You may or may not have heard of China’s decision to limit the type and amount of waste it is receiving for recycling. Perhaps in response to this announcement, Australia’s State and Federal Environmental Ministers have announced historic targets to make all packaging recyclable, reusable and compostable by 2025. Given today is World Environment Day we thought we would check in with Brooke Donnelley the CEO of the Australian Packaging Covenant Organisation (APCO), to see how we are going with this ambitious target.
APCO is a not-for-profit member organisation that partners with government and industry to reduce the harmful impact of packaging on the Australian environment. Members range from local SMEs to big corporates such as Woolworths and Nestle. APCO’s aim is to work with businesses to help them transition to a closed loop sustainable packaging model.
Donnelley tells Kochie’s Business Builders (KBB) the stakes are high. She suggests the China ban is one of the biggest environmental challenges that Australia has ever had to face. However, she also believes it provides Australia with the chance to create a new sustainability model.
“It presents a huge opportunity for us as a country to transform the way we think about waste and businesses of all sizes play a huge role in the designing and implementing of sustainable packaging solutions,” she says.
Donnelley describes the 100 per cent recyclable, reusable or compostable target as a monumental call to action.
“To make this goal a reality, we need to focus on three key areas: the first is to improve our approach to sustainable packaging design and make sure companies of all sizes create products that can be recycled from the start. APCO will be developing a range of resources to support businesses, including SMEs, in transitioning towards this ambitious target and help support long-term sustainable packaging solutions.”
The next strategy involves closing the loop.

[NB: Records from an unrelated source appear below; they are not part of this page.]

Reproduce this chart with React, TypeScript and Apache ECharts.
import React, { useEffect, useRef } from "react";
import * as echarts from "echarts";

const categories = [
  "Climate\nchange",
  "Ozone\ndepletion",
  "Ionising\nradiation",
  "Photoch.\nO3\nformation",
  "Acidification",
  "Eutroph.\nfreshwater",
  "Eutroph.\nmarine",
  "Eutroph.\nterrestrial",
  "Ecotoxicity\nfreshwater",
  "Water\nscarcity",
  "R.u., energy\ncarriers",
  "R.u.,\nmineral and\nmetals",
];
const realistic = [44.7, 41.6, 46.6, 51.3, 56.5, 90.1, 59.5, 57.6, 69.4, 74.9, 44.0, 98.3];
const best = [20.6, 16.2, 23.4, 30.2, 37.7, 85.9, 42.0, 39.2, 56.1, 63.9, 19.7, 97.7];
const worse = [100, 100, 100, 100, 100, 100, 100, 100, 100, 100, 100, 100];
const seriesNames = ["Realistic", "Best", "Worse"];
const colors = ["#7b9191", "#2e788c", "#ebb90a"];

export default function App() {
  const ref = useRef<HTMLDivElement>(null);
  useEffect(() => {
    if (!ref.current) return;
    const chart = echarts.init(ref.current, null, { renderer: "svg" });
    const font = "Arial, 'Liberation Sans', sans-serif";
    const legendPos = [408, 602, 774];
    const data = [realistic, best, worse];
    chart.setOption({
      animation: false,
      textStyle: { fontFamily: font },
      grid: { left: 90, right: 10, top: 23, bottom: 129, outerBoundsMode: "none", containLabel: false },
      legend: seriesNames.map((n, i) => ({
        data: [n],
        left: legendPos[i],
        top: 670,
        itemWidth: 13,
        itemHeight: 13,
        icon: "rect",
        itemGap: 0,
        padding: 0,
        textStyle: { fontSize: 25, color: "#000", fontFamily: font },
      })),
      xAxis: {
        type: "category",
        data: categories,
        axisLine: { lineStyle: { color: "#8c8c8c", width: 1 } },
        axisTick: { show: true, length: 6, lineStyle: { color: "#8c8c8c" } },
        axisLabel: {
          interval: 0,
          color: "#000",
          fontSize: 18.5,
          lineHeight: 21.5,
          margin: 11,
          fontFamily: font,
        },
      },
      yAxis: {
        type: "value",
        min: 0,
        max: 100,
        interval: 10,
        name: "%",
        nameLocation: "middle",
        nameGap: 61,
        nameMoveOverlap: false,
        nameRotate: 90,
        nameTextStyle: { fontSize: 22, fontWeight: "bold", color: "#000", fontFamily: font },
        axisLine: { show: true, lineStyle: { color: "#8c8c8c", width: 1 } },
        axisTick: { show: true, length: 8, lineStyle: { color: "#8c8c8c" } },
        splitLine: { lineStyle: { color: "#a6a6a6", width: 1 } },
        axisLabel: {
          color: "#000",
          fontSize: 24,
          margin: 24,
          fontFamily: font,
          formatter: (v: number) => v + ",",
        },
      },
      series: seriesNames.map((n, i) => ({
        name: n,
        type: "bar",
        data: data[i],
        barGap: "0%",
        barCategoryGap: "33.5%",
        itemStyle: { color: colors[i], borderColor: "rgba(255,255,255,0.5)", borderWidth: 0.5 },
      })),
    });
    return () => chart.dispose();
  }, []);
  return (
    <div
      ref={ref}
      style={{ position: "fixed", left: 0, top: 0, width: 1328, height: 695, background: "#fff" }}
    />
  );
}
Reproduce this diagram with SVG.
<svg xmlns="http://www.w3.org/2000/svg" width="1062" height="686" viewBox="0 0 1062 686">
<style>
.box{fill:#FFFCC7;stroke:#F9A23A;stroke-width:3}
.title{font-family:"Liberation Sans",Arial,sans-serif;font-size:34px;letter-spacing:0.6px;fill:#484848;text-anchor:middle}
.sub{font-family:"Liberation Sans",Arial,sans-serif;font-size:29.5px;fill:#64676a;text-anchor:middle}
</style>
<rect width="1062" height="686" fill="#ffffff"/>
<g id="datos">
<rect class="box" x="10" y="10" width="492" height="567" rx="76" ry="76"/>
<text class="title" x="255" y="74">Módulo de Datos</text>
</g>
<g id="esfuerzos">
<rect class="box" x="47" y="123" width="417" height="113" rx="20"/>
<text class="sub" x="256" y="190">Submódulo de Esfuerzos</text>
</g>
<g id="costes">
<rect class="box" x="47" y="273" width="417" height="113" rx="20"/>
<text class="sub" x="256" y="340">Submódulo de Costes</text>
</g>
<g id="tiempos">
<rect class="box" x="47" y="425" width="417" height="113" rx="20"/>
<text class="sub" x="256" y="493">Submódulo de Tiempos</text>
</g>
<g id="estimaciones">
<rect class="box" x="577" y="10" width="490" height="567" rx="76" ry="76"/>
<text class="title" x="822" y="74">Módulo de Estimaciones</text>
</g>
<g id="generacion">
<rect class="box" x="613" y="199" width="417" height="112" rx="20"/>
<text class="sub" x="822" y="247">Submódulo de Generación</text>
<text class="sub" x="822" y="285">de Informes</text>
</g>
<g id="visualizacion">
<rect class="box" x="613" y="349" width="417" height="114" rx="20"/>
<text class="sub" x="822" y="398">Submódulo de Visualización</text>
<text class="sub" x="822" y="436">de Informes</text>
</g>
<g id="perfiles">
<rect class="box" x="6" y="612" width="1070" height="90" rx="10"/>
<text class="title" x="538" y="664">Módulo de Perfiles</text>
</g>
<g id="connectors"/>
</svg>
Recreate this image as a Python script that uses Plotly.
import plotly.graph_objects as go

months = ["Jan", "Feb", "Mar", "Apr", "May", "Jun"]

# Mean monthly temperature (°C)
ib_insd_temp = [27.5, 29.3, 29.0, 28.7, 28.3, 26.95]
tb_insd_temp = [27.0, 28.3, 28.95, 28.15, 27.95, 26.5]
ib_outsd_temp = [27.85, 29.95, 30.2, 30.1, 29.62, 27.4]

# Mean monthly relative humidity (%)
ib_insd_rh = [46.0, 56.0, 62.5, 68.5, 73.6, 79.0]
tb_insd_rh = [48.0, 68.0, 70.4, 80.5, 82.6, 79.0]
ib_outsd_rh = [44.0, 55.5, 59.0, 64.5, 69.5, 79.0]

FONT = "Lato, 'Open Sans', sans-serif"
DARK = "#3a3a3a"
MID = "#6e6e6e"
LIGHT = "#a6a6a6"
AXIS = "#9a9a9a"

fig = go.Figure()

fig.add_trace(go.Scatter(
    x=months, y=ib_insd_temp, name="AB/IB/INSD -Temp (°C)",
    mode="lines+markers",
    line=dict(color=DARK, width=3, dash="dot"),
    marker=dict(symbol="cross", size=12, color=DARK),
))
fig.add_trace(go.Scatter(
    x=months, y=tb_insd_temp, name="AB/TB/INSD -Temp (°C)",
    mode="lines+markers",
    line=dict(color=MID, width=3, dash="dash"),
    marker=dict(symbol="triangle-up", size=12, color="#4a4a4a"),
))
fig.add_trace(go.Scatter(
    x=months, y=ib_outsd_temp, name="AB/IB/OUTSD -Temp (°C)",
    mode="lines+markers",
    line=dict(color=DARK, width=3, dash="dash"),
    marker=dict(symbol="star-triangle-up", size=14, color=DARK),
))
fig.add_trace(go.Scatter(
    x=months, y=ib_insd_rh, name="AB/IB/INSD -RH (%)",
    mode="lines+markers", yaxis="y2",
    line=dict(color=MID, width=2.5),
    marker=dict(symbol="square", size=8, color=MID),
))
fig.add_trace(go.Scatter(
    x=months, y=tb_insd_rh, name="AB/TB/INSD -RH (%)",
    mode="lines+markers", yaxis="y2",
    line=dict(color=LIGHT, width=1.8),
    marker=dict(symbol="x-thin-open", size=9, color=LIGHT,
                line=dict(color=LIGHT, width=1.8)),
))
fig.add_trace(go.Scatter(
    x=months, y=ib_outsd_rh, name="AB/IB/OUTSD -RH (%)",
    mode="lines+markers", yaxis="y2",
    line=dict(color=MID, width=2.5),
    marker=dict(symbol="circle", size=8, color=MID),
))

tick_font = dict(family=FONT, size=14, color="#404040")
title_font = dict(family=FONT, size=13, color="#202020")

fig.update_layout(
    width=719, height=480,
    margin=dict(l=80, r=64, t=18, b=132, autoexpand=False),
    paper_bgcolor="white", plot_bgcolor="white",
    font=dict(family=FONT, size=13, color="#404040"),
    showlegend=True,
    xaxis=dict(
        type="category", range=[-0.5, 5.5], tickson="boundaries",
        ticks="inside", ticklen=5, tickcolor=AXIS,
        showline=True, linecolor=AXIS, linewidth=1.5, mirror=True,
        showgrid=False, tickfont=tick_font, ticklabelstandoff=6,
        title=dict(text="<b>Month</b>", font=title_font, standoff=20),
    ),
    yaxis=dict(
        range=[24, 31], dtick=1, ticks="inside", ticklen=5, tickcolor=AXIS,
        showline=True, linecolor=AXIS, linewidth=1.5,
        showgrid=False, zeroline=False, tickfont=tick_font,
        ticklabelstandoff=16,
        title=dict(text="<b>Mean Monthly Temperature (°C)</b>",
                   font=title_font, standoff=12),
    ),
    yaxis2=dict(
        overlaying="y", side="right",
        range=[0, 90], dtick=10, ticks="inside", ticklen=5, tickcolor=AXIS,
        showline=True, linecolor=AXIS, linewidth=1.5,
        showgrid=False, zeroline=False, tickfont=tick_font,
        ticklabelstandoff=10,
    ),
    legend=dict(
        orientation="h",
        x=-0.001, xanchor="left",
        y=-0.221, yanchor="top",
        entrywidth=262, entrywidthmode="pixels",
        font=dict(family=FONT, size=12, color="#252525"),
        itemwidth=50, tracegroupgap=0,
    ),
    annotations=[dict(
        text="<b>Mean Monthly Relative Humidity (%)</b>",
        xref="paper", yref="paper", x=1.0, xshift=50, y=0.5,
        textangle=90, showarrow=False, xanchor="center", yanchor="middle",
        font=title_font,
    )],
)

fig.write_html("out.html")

“The second is developing end markets – which means finding uses for recycled material, like the fantastic new road surface launched in Victoria by Downer and Close the Loop, utilising recycled plastic and glass.”
Finally, Donnelley suggests there is an enormous need to lower the contamination levels in our waste stream.
“Essentially this comes down to ensuring that we as consumers are putting the right objects in the right bin.
“I understand that’s not always easy – recent research found that seven out 10 Australians say they look for recycling information on packaging, but they are often confused as to how to correctly recycle. This includes businesses too.
“That’s why in January in conjunction with Planet Ark, we launched the new Australasian Recycling Label, the country’s first standardised, evidence-based recycling label. A consistent and easy to use label will help to make this process easier and will be rolled out on packaging for brands like Australia Post, Blackmores, Nestlé, Officeworks, Unilever and Woolworths, with smaller local businesses being encouraged to adopt the label also.”
On this World Environment Day, Donnelley is calling on all Australians and businesses to do their bit to make the target a reality.
“Transitioning to a circular economy is essential if we are to reduce the environmental impact of packaging and this requires collaboration from brands, governments, the recycling and packaging industry and consumers alike.”